To be sure, there will always be costly external factors outside of the counters’ control, including a population that continues to increase and spread farther away from major cities. The population will also continue to diversify, making it markedly more multilingual.

“If you gave me the entire federal budget I could go out and count everyone in the United States,” quipsDr. Kenneth Prewitt, former director of the U.S. Census Bureau. “However if you gave the Department of Federal Safety the entire federal budget we wouldn’t have highway fatalities.”

There are also costly internal controls that have plagued the Census in recent years. In March 2008, the Government Accountability Office (GAO) added the 2010 Census to its “high-risk list” of agencies that are vulnerable to fraud, waste, abuse and mismanagement.

The reasons, according to GAO: “shortcomings in the Census Bureau’s management of information technology, weak performances by technology that the Bureau plans to use for data collection, uncertainty of cost estimates, and the elimination of several dress rehearsal activities.” The Census Bureau remains on the GAOs list today.

In spite of the bad report card, 2010 marked a number of successes, and could be a turnaround year.
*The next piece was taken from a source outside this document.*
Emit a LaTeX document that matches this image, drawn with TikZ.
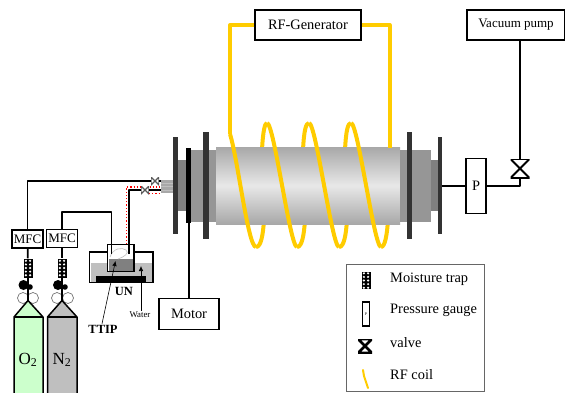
\documentclass[tikz,border=0pt]{standalone}
\usepackage{fontspec}
\setmainfont{Liberation Serif}
\usetikzlibrary{arrows.meta}
\definecolor{coilyellow}{HTML}{FFCC00}
\definecolor{plategray}{HTML}{333333}
\definecolor{flangegray}{HTML}{969696}
\definecolor{neckgray}{HTML}{808080}
\definecolor{tubegray}{HTML}{A8A8A8}
\definecolor{bathgray}{HTML}{BFBFBF}
\definecolor{oxygreen}{HTML}{CCFFCC}
\tikzset{
    box/.style={draw, line width=1.5pt, fill=white, inner sep=0pt, font=\fontsize{14.4}{16}\selectfont},
    mfcbox/.style={box, minimum width=31pt, minimum height=18pt, font=\fontsize{13}{15}\selectfont},
    pipe/.style={line width=1.8pt, line join=round},
    coil/.style={coilyellow, line width=4pt, line join=round},
    plate/.style={fill=plategray, draw=none},
    label/.style={inner sep=0pt, anchor=west, font=\fontsize{14.4}{16}\selectfont},
    trapbox/.style={minimum width=9pt, minimum height=19pt, inner sep=0pt, fill=black, path picture={
        \foreach \row in {-2,...,2} {
            \fill[white] ([shift={(-2.1,\row*3.6)}]path picture bounding box.center) circle (1.2);
            \fill[white] ([shift={(2.1,\row*3.6)}]path picture bounding box.center) circle (1.2);
        }}},
    valvebow/.style 2 args={minimum size=#1, inner sep=0pt, fill=white, path picture={
        \draw[line width=#2] (path picture bounding box.north west) -- (path picture bounding box.north east)
            -- (path picture bounding box.south west) -- (path picture bounding box.south east)
            -- cycle;}},
    valvesmall/.style={minimum size=8pt, inner sep=0pt, fill=white, path picture={
        \draw[gray!70!black, line width=1.2pt] (path picture bounding box.north west) -- (path picture bounding box.south east)
            -- (path picture bounding box.north east) -- (path picture bounding box.south west) -- cycle;}},
    note/.style={-{Latex[length=5pt,width=4.5pt]}, line width=0.6pt},
}
\begin{document}
\begin{tikzpicture}[x=1pt,y=-1pt]
    \useasboundingbox (0,0) rectangle (565,392);

    % coil behind the tube
    \draw[coil] (256,247) .. controls (261,247) and (263,235) .. (264,220) -- (262,150) .. controls (263,130) and (265,123) .. (267,123);
    \draw[coil] (297,247) .. controls (302,247) and (304,235) .. (305,220) -- (303,150) .. controls (304,130) and (306,123) .. (309,123);
    \draw[coil] (339,247) .. controls (344,247) and (346,235) .. (347,220) -- (345,150) .. controls (346,130) and (348,123) .. (351,123);
    \draw[coil] (381,247) .. controls (385,247) and (387,235) .. (388,220);

    % chamber
    \fill[neckgray] (178,160) rectangle (186,211);
    \fill[flangegray] (186,150) rectangle (216,222);
    \fill[top color=tubegray, bottom color=tubegray, middle color=gray!18] (216,147) rectangle (400,224);
    \fill[flangegray] (400,150) rectangle (431,222);
    \fill[neckgray] (431,160) rectangle (438,211);
    \fill[plate] (172.5,137) rectangle (178,234);
    \fill[black] (186,148) rectangle (191,223);
    \fill[plate] (203,132) rectangle (208.5,239);
    \fill[plate] (407,132) rectangle (412,239);
    \fill[plate] (438,137) rectangle (442,234);

    % coil in front of the tube
    \draw[coil] (230,134) .. controls (238,160) and (248,247) .. (256,247);
    \draw[coil] (267,123) .. controls (274,123) and (290,247) .. (297,247);
    \draw[coil] (309,123) .. controls (316,123) and (332,247) .. (339,247);
    \draw[coil] (351,123) .. controls (358,123) and (374,247) .. (381,247);

    % gas ports
    \fill[tubegray] (161,180) rectangle (172.5,193);
    \foreach \y in {183,186.5,190} {
        \draw[gray!50, line width=0.6pt] (161,\y) -- (172.5,\y);
    }

    % boxes
    \node[box, minimum width=106pt, minimum height=30pt] (rf) at (308,25) {RF-Generator};
    \node[box, minimum width=98pt, minimum height=30pt, font=\fontsize{13}{15}\selectfont] (vac) at (516,25) {Vacuum pump};
    \node[box, minimum width=20pt, minimum height=55pt] (p) at (476,186) {P};
    \node[box, minimum width=60pt, minimum height=31pt] (motor) at (189,314) {Motor};
    \node[valvebow={19pt}{1.9pt}] (vpump) at (520,168.5) {};
    \coordinate (lplate) at (442,186);
    \coordinate (shaft) at (189,223);

    \draw[coil] (rf.west) -- (230,25) -- (230,134);
    \draw[coil] (rf.east) -- (389.5,25) -- (389.5,148);
    \draw[pipe] (lplate) -- (p);
    \draw[pipe] (p.east |- lplate) -| (vpump);
    \draw[pipe] (vpump) -- (vpump |- vac.south);
    \draw[line width=1.3pt] (shaft) -- (motor.north -| shaft);

    % gas cylinders
    \node[mfcbox] (mfco) at (27.5,239) {MFC};
    \node[mfcbox] (mfcn) at (62,238.5) {MFC};
    \node[trapbox] (trapo) at (28,268) {};
    \node[trapbox] (trapn) at (62,268) {};
    \draw[pipe] (mfco) -- (trapo);
    \draw[pipe] (mfcn) -- (trapn);
    \draw[gray!90!black, line width=0.7pt] (23,298) circle (5.5) (33,298) circle (5.5) (57,298) circle (5.5) (68,298) circle (5.5);
    \draw[line width=1.5pt, fill=oxygreen, line join=round] (28,300.5) -- (43,317) -- (43,394) -- (14,394) -- (14,317) -- cycle;
    \draw[line width=1.5pt] (14,317) -- (43,317);
    \draw[line width=1.5pt, fill=bathgray, line join=round] (62,300.5) -- (77,317) -- (77,394) -- (47.5,394) -- (47.5,317) -- cycle;
    \draw[line width=1.5pt] (47.5,317) -- (77,317);
    \draw[pipe] (trapo) -- (28,300.5);
    \draw[pipe] (trapn) -- (62,300.5);
    \fill (23.5,285) circle (5) (30,287) circle (2.8) (58,285) circle (5) (65,287) circle (2.8);
    \node[font=\fontsize{17}{19}\selectfont, inner sep=0pt] (o2) at (28,360) {O\textsubscript{2}};
    \node[font=\fontsize{17}{19}\selectfont, inner sep=0pt] (n2) at (62,360) {N\textsubscript{2}};

    % bubbler
    \fill[bathgray] (91,263) rectangle (152,282);
    \draw[line width=1.6pt] (89.5,252) rectangle (153,282.5);
    \fill[black] (96,276) rectangle (146,283);
    \draw[line width=1.6pt, fill=white] (107.5,244.5) rectangle (134,271.5);
    \fill[neckgray] (108.5,259) rectangle (133,270.5);
    \draw[gray!50, line width=0.6pt] (110,257) .. controls (113,248) and (122,247) .. (126,250) .. controls (130,253) and (124,257) .. (118,259);
    \coordinate (dipn) at (111.5,254);
    \coordinate (dipo) at (129,254);
    \coordinate (bendn) at (62,212);
    \coordinate (bendo) at (129,190);
    \coordinate (redstart) at (126.5,244);
    \coordinate (redbend) at (126.5,187);
    \coordinate (redend) at (161,187);
    \coordinate (redlow) at (161,193.5);
    \coordinate (redlowstart) at (149,193.5);
    \draw[red, dotted, line width=1.2pt] (redstart) -- (redbend) -- (redend);
    \draw[red, dotted, line width=1.2pt] (redlowstart) -- (redlow);

    % valves at the chamber
    \node[valvesmall] (vo) at (155,181) {};
    \node[valvesmall] (vn) at (145,190) {};
    \coordinate (porto) at (161,181);
    \coordinate (portn) at (161,190);
    \draw[pipe] (mfco) |- (vo);
    \draw[pipe] (vo) -- (porto);
    \draw[pipe] (mfcn) |- (dipn |- bendn) -- (dipn);
    \draw[pipe] (dipo) -- (bendo) -- (vn);
    \draw[pipe] (vn) -- (portn);

    % bubbler labels
    \node[font=\bfseries\fontsize{12.5}{14}\selectfont, inner sep=0pt] (un) at (124,291.5) {UN};
    \node[font=\bfseries\fontsize{12.5}{14}\selectfont, inner sep=0pt] (ttip) at (103,329) {TTIP};
    \node[font=\fontsize{8.8}{10}\selectfont, inner sep=0pt] (water) at (140,315) {Water};
    \coordinate (ttiptip) at (115.5,261);
    \coordinate (watertip) at (141,266);
    \draw[note] (ttip.north) ++(-1,-1) -- (ttiptip);
    \draw[note] (water.north) ++(1,-1) -- (watertip);

    % legend
    \node[draw=gray!80!black, line width=0.8pt, minimum width=138pt, minimum height=127pt, inner sep=0pt] (legend) at (415,327.5) {};
    \node[trapbox, minimum height=17pt] (ltrap) at (366,280.5) {};
    \node[draw, line width=1.5pt, minimum width=7pt, minimum height=24pt, inner sep=0pt, font=\fontsize{4}{4}\selectfont] (lgauge) at (366,314) {P};
    \node[valvebow={14pt}{2.6pt}, fill=none] (lvalve) at (365,346) {};
    \coordinate (lcoila) at (363,370);
    \coordinate (lcoilb) at (368,388);
    \draw[coilyellow, line width=2pt, line cap=round] (lcoila) -- (364,376) -- (lcoilb);
    \node[label] (ltraptxt) at (390,279) {Moisture trap};
    \node[label] (lgaugetxt) at (390,310) {Pressure gauge};
    \node[label] (lvalvetxt) at (390,343) {valve};
    \node[label] (lcoiltxt) at (390,375) {RF coil};
\end{tikzpicture}
\end{document}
The Census Bureau:

  • Delivered the 2010 decennial Census to President Obama on time and under budget.
  • Scored a 74 percent mail-in response rate to its questionnaire, equal to the 2000 decennial Census, and halting a three decade decline.
  • Provided Census participation support to residents in 59 different languages.

And, importantly during one of the worst recessions in U.S. history, the Census created roughly 1.4 million temporary hourly-wage jobs during the height of the financial crisis in 2009 and 2010. Moreover, given the larger pool of workers to choose from, the bureau was able to hire workers with more skills, and more experience than in the past. Those workers proved to be highly dependable, and didn’t quit or disrupt the Census taking – which also was a money saver.

U.S. Commerce Secretary Gary Locke noted during a news conference last month that in 2009, the Commerce Department’s own inspector general and the Government Accountability Office both ranked the 2010 Census as one of the federal government programs most likely to fail. “That did not happen,” said Locke, who had been sworn into office just nine months prior to the Census’s release, nearly the same time U.S. Census Bureau Director Robert M. Groves had spent on the job.